Tabby's star, officially named KIC 8462852, has been known about for over a century, but it wasn't until 2015 that it really caught the public's attention. Tabetha Boyajian, a Louisiana State University astronomer and the source of its nickname, published a paper analyzing data from the Kepler exoplanet-hunting mission that documented massive, irregular dips in the star's light output. Dips by themselves aren't necessarily weird — it's how Kepler looks for exoplanets crossing in front of stars — but one of the dips dimmed the star by 22 percent, far too much to be a planet. Brightness fluctuations that are a result of orbiting bodies usually occur in regular intervals too, but Tabby's star dimmed unpredictably.
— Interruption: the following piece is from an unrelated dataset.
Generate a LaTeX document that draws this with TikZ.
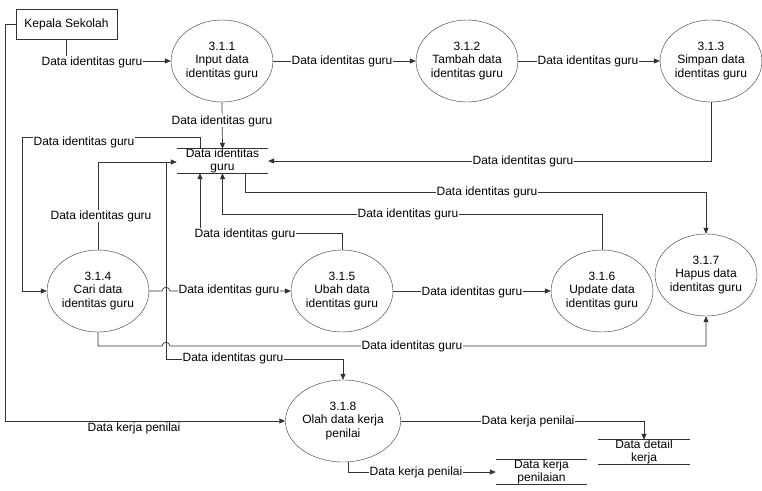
\documentclass[tikz,border=0pt]{standalone}
\usepackage{fontspec}
\setmainfont{Liberation Sans}
\usetikzlibrary{shapes.geometric,arrows.meta,calc}
\begin{document}
\begin{tikzpicture}[x=1pt,y=-1pt,
  every node/.style={font=\fontsize{12}{13.5}\selectfont},
  proc/.style={draw=black!80,ellipse,minimum width=99pt,minimum height=82pt,inner sep=0pt,align=center},
  ent/.style={draw=black!80,rectangle,minimum width=101pt,minimum height=30pt,inner sep=0pt},
  store/.style={rectangle,minimum width=91pt,minimum height=24pt,inner sep=0pt},
  stxt/.style={align=center,inner sep=0pt},
  lbl/.style={fill=white,inner sep=0.8pt},
  line/.style={draw=black!80,line width=0.7pt},
  arr/.style={line,-{Triangle[length=6pt,width=5pt]}}]
\useasboundingbox (0,0) rectangle (762,490);

% entity
\node[ent] (ks) at (66.5,24) {Kepala Sekolah};

% processes
\node[proc] (c311) at (222,61) {3.1.1\\Input data\\identitas guru};
\node[proc] (c312) at (467,61) {3.1.2\\Tambah data\\identitas guru};
\node[proc] (c313) at (711,61) {3.1.3\\Simpan data\\identitas guru};
\node[proc] (c314) at (98,291) {3.1.4\\Cari data\\identitas guru};
\node[proc] (c315) at (342,291) {3.1.5\\Ubah data\\identitas guru};
\node[proc] (c316) at (602,291) {3.1.6\\Update data\\identitas guru};
\node[proc] (c317) at (706,275) {3.1.7\\Hapus data\\identitas guru};
\node[proc] (c318) at (343,421) {3.1.8\\Olah data kerja\\penilai};

% data stores
\node[store] (s1) at (222.5,161) {};
\node[stxt] (s1t) at (222.5,161) {Data identitas\\guru};
\node[store] (s3) at (644,452) {};
\node[stxt] (s3t) at (644,452) {Data detail\\kerja};
\node[store] (s2) at (541.5,472) {};
\node[stxt] (s2t) at (541.5,472) {Data kerja\\penilaian};
\foreach \s in {s1,s2,s3}{
  \draw[line] (\s.north west) -- (\s.north east);
  \draw[line] (\s.south west) -- (\s.south east);
}

% connectors
\draw[arr] (ks.west) -- (5,24) |- (c318.west);
\draw[arr] (ks.south) |- (c311.west);
\draw[arr] (c311.east) -- (c312.west);
\draw[arr] (c312.east) -- (c313.west);
\draw[arr] (c311.south) -- (s1.north);
\draw[arr] (c313.south) |- (s1.east);
\draw[arr] (s1.south -| 245,0) |- (c317.north |- 0,192) -- (c317.north);
\draw[arr] (c316.north) |- (s1.south |- 0,214) -- (s1.south);
\draw[arr] (c315.north) |- (200,233) -- (s1.south -| 200,0);
\coordinate (j1) at (98,162);
\coordinate (j2) at (166,162);
\draw[arr] (c314.north) -- (j1) -- (s1.west |- j1);
\draw[arr] (j2) -- (166,359) -| (c318.north);
\draw[arr] (s1.north -| 200,0) -- (200,137) -| (22,291) -- (c314.west);
\draw[arr] (c314.east) -- (162,291) .. controls (163,286) and (169,286) .. (170,291) -- (c315.west);
\draw[arr] (c315.east) -- (c316.west);
\draw[arr] (c314.south) |- (162,346) .. controls (163,341) and (169,341) .. (170,346) -- (c317.south |- 0,346) -- (c317.south);
\draw[arr] (c318.east) -| (s3.north);
\draw[arr] ([xshift=5pt]c318.south) |- (s2.west);

% labels
\node[lbl] (l1) at (134,428) {Data kerja penilai};
\node[lbl] (l2) at (92,62) {Data identitas guru};
\node[lbl] (l3) at (342,61) {Data identitas guru};
\node[lbl] (l4) at (588,61) {Data identitas guru};
\node[lbl] (l5) at (222,121) {Data identitas guru};
\node[lbl] (l6) at (523,161) {Data identitas guru};
\node[lbl] (l7) at (487,192) {Data identitas guru};
\node[lbl] (l8) at (408,214) {Data identitas guru};
\node[lbl] (l9) at (245,234) {Data identitas guru};
\node[lbl] (l10) at (101,216) {Data identitas guru};
\node[lbl] (l11) at (84,142) {Data identitas guru};
\node[lbl] (l12) at (229,290) {Data identitas guru};
\node[lbl] (l13) at (472,292) {Data identitas guru};
\node[lbl] (l14) at (412,346) {Data identitas guru};
\node[lbl] (l15) at (233,358) {Data identitas guru};
\node[lbl] (l16) at (528,421) {Data kerja penilai};
\node[lbl] (l17) at (416,472) {Data kerja penilai};
\end{tikzpicture}
\end{document}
While rumors of an alien megastructure, like a Dyson Sphere, began circulating, astronomers also came up with a multitude of more prosaic reasons for the star's behavior. A swarm of comets, debris from a planetary collision, a collection of asteroids trailing a planet or processes occurring inside the star could all be responsible for blocking the star's light, the experts hypothesized. To determine what was really happening, though, more observations were needed — a whole lot more. So, to raise the money for dedicated observing time on a host of telescopes around the world, Boyajian turned to Kickstarter, where her fundraising campaign ended up garnering over $100,000 in donations. The funding allowed her and her team to secure time on the Las Cumbres Observatory Global Telescope Network, a collection of telescopes around the world that conduct nightly scans of the sky. It was the first time that the star's dips were observed as they happened, researchers say, something that allowed them to quickly rally other telescopes around the world to gather additional observations.

Peering Into A Mystery

The goal was to observe more dips in brightness, as well as to probe the star's light output across the visible spectrum and in infrared, to see if different wavelengths were being blocked at different times. Watching how light filters through a cloud of dust or ice reveals their composition, and the data could help clear up some of the mystery. Their paper was posted Wednesday to the preprint server arXiv. The four dimming events that occurred between May and December of 2017 varied considerably in in how quickly they appeared and disappeared, although most dips in light were smaller than two percent. Analyzing the light that they could see revealed that whatever was in the way wasn't stopping all of the light every time — some wavelengths made it through while others were blocked to a greater or lesser degree. The discovery tips the evidence in favor of a large cloud of very small dust particles occasionally obscuring the star, the researchers say, as a solid object like a planet, or a Dyson Sphere, would block light entirely. The work isn't done yet though, the researchers emphasize. They'll continue observing Tabby's star for months to come in the hopes of catching further dimming episodes to study and flesh out their hypotheses about its behavior. Where the dust comes from is still very much a mystery, as well as why it's not evenly spread out in a ring around the star. Even if it's not aliens, don't worry. Tabby's star is still plenty exciting.